Related Party Transactions and Outside Related Director Information

NTL Incorporated (NTLI)

4/18/2006 Proxy Information

W.R. Huff Asset Management owns shares of NTL stock (8.7%). Mr. Banks has served as Portfolio Manager for W. R. Huff Asset Management Company since June 1988.

Merger Transaction between Telewest Global, Inc. and NTL Incorporated

On March 3, 2006, NTL Incorporated and Telewest Global, Inc. completed a merger transaction which was structured as a reverse acquisition, so that:

(1) a corporation named NTL Incorporated ("Old NTL") merged with a subsidiary of Telewest Global, Inc. ("Telewest"), becoming a wholly-owned subsidiary of Telewest;

(2) Old NTL changed its named to NTL Holdings, Inc.;

(3) the ticker symbol for Telewest was changed to "ntli" on NASDAQ and Telewest changed its name to NTL Incorporated ("New NTL"); and

(4) New NTL replaced the board of directors in its entirety with members of the Old NTL board of directors, together with two members of the original Telewest board, Messrs. William J. Connors and Anthony (Cob) Stenham.

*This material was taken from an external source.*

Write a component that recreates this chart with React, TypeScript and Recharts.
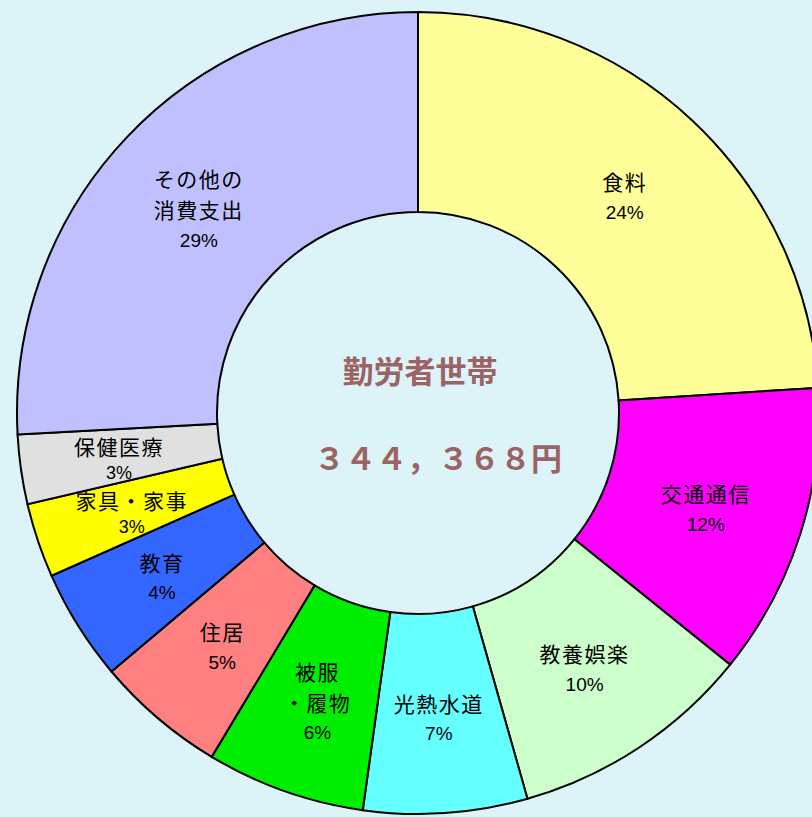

This proxy statement concerns the annual meeting of the ultimate parent entity, NTL Incorporated, previously known as Telewest Global, Inc. Since the transaction was structured as a reverse requisition, Old NTL became a subsidiary of New NTL. In this proxy statement, references to the Company and "us", "our", "we" and similar words refer to New NTL, but historical information is provided for Old NTL as if Old NTL had been the acquiror.

This approach is consistent with our other SEC filings. For historical information on Telewest see its Form 10-K for the year ended December 31, 2005.

Change in Capitalization

As a result of the Merger, the share capitalization of New NTL was changed so that each share of Old NTL was converted into 2.5 shares of New NTL stock and each share of Telewest was converted into 0.2875 shares of New NTL stock. We have adjusted all share, option, exercise price and other historical data contained in this proxy statement to show the figures taking into account the conversion in the Merger.

4/11/2005 Proxy Information

W.R. Huff Asset Management Co., L.L.C. (referred to in this section as "W.R. Huff"), Fidelity Management and Research Co., Franklin Mutual Advisers, LLC and Oaktree Capital Management, LLC each own beneficially, directly or indirectly, more than 5% of our outstanding common stock. Each of Angelo Gordon & Co. L.P. and Liberty Media Corporation was the beneficial owner of more than 5% of our outstanding common stock during 2004 but is no longer a 5% beneficial owner. Fidelity Management and Research Co., Franklin Mutual Advisers LLC, Oaktree Capital Management, LLC and Angelo Gordon were members of the ad hoc committee of noteholders of Telewest Communications' and its finance subsidiary's then outstanding notes and debentures, referred to as the bondholder committee. The members of the bondholder committee and W.R. Huff were parties to a term sheet pursuant to which the restructuring of Telewest Communications was effected. Each of the selling shareholders entered into a voting agreement with Telewest Communications to vote in favor of the restructuring. In connection with its financial restructuring, Telewest Communications paid certain compensation for and fees and expenses of W.R Huff, Liberty Media and the members of the bondholder committee, equaling approximately 21 million. Telewest had not made any payment to these parties.

William J. Connors and Michael J. McGuiness, each of whom is a director of Telewest, are employees of W.R Huff.